Before 2013’s Midcity, the trio of rapper Daveed Diggs and producers Jonathan Snipes and William Hutson did not expect to find an audience for their abrasive brand of rap music. Its music is a genuine attempt to contribute productively to rap, to offer what they can to the genre they love. clipping. see themselves as respectfully following the path first explored by rap’s pioneering sound designers like The Bomb Squad and Dr. Dre— those producers who were inventing a new language as they worked, and especially those who smuggled industrial soundscapes and musique-concrète techniques into mainstream music and popularized a sound that felt as tough as the stories its lyrics told. clipping.’s music attempts to reshuffle and repeat accepted rap scenarios, while eliminating a traditional single-point perspective. Diggs’s writing glues together half-glimpsed images and misremembered references, many of which might feel familiar. The band formed in 2009. Initially conceived as a remix project, Jonathan Snipes and William Hutson began composing new beats to accompany mainstream and gangster rap a cappellas. clipping. began in earnest in 2010, when rapper Daveed Diggs joined the group. The three members had known each other for many years— Diggs and Hutson since elementary school, and Snipes since college. clipping. is their first project as a trio, building on their long relationship and on their shared obsession with rap, and with music’s outer limits. Individually, the members are known outside of the group for their extra-curricular artistic projects. Diggs is an actor, most recently featured in Hamilton on Broadway while Snipes composes music for film, and Hutson is an established noise music artist. Snipes and Hutson have collaborated on many projects, including the score to the documentary Room 237, which was released by IFC in 2013.
About Baseck
Baseck is a Los Angeles-based experimental electronic musician. His roots run deep in L.A.’s underground rave scene since the early 90s. Baseck’s fascination with sound brought him to turntablism at an early age. His attraction to hands-on hardware, learned from scratching records, led to audio manipulation with small battery powered toys, drum machines, then modular synthesizers.
About Prissy Whip
Prissy Whip is a noise-rock 4-piece from Los Angeles, CA. Instrumentation consists of guitars that don’t sound like guitars, a howling, lyrically ungoverned vocalist and a minimal (yet double-snared) drum kit. Members of Stab City, Hex Horizontal, Spider Problem and Unctuous Rump combine to form this experimental and eclectic ensemble. R.I.P. AF is the band’s second release and the first to feature Shayne Eastin on vocals. The album is full of bizarre, dissonant guitar tones, frenetic drumming and unpredictable song structures that are often loud, spastic and unexpected. However, the material still manages to coalesce into cohesive hooks and occasionally even hummable melodies. These songs are both confrontational and well nuanced while tapping into the self-destructive and compassionate subconscious. Sex, violence, fairy tales and literature inspire these hard driving songs that walk the tightrope that is the border of human duality.

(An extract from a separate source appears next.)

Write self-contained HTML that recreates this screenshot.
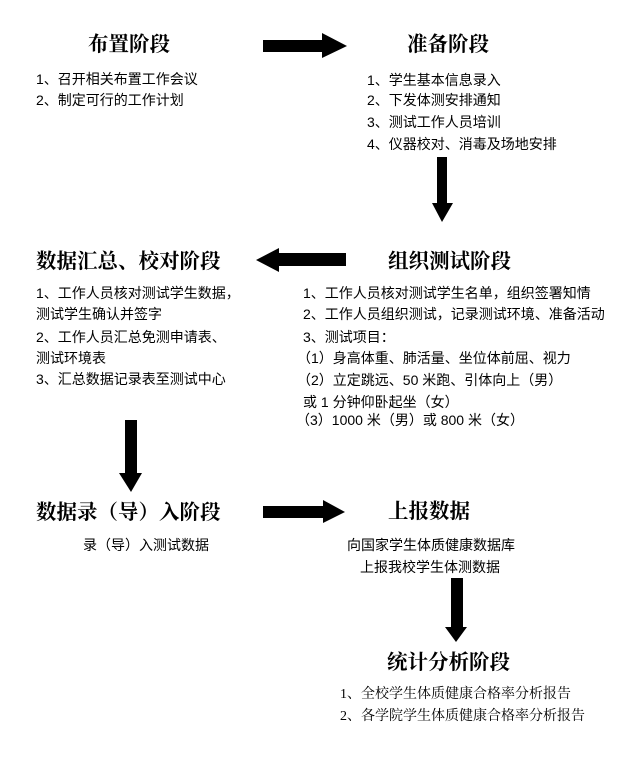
<!DOCTYPE html>
<html><head><meta charset="utf-8">
<style>
html,body{margin:0;padding:0;background:#fff;}
#c{position:relative;width:641px;height:760px;overflow:hidden;background:#fff;}
.t{position:absolute;white-space:nowrap;color:#000;font-family:"Liberation Serif","Noto Serif CJK SC",serif;font-weight:700;font-size:20.5px;height:24px;line-height:24px;}
.i{position:absolute;white-space:nowrap;color:#000;font-family:"Liberation Sans","Noto Sans CJK SC",sans-serif;font-size:14px;height:20px;line-height:20px;}
.s{font-family:"Liberation Serif","Noto Serif CJK SC",serif;}
svg{position:absolute;left:0;top:0;}
</style></head><body><div id="c">
<svg width="641" height="760" viewBox="0 0 641 760">
  <!-- arrow 1 right -->
  <polygon points="263,40 322,40 322,33 347,46 322,58 322,52 263,52" fill="#000"/>
  <!-- arrow 2 down -->
  <polygon points="437,157 447,157 447,203 453,203 442,222 432,203 437,203" fill="#000"/>
  <!-- arrow 3 left -->
  <polygon points="346,253 279,253 279,248 256,260 279,272 279,266 346,266" fill="#000"/>
  <!-- arrow 4 down -->
  <polygon points="125,420 137,420 137,473 142,473 131,492 119,473 125,473" fill="#000"/>
  <!-- arrow 5 right -->
  <polygon points="263,506 323,506 323,500 345,512 323,523 323,518 263,518" fill="#000"/>
  <!-- arrow 6 down -->
  <polygon points="451,578 463,578 463,627 467,627 456,642 445,627 451,627" fill="#000"/>
</svg>

<div class="t" style="left:88px;top:33px;">布置阶段</div>
<div class="i" style="left:36px;top:69px;">1、召开相关布置工作会议</div>
<div class="i" style="left:36px;top:90px;">2、制定可行的工作计划</div>

<div class="t" style="left:407px;top:33px;">准备阶段</div>
<div class="i" style="left:367px;top:70px;">1、学生基本信息录入</div>
<div class="i" style="left:367px;top:90px;">2、下发体测安排通知</div>
<div class="i" style="left:367px;top:112px;">3、测试工作人员培训</div>
<div class="i" style="left:367px;top:134px;">4、仪器校对、消毒及场地安排</div>

<div class="t" style="left:36px;top:250px;">数据汇总、校对阶段</div>
<div class="i" style="left:36px;top:283px;">1、工作人员核对测试学生数据，</div>
<div class="i" style="left:36px;top:304px;">测试学生确认并签字</div>
<div class="i" style="left:36px;top:327px;">2、工作人员汇总免测申请表、</div>
<div class="i" style="left:36px;top:348px;">测试环境表</div>
<div class="i" style="left:36px;top:369px;">3、汇总数据记录表至测试中心</div>

<div class="t" style="left:388px;top:250px;">组织测试阶段</div>
<div class="i" style="left:303px;top:283px;">1、工作人员核对测试学生名单，组织签署知情</div>
<div class="i" style="left:303px;top:304px;">2、工作人员组织测试，记录测试环境、准备活动</div>
<div class="i" style="left:303px;top:327px;">3、测试项目：</div>
<div class="i" style="left:297px;top:348px;">（1）身高体重、肺活量、坐位体前屈、视力</div>
<div class="i" style="left:297px;top:370px;">（2）立定跳远、50 米跑、引体向上（男）</div>
<div class="i" style="left:303px;top:392px;">或 1 分钟仰卧起坐（女）</div>
<div class="i" style="left:296px;top:410px;">（3）1000 米（男）或 800 米（女）</div>

<div class="t" style="left:36px;top:501px;">数据录（导）入阶段</div>
<div class="i" style="left:83px;top:535px;">录（导）入测试数据</div>

<div class="t" style="left:388px;top:500px;">上报数据</div>
<div class="i" style="left:347px;top:535px;">向国家学生体质健康数据库</div>
<div class="i" style="left:360px;top:557px;">上报我校学生体测数据</div>

<div class="t" style="left:387px;top:651px;">统计分析阶段</div>
<div class="i s" style="left:340px;top:685px;">1、全校学生体质健康合格率分析报告</div>
<div class="i s" style="left:340px;top:707px;">2、各学院学生体质健康合格率分析报告</div>
</div></body></html>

Featuring some of today’s most exciting and transgressive musicians, Callings Out of Context is an aural complement to the Pop art of the Broad collection. The series features hybrid-minded contemporary musical artists that engage, point to and tell stories about the modern market they are a part of, while opening our ears to new perspectives on genre, repetition and mass production. Each program pairs artists from divergent corners of musical categorization, from the heart of indie rock to the fringes of hip-hop and electronic music to the experimentalism of the avant-garde. The series title was inspired by the Arthur Russell song “Calling Out of Context.”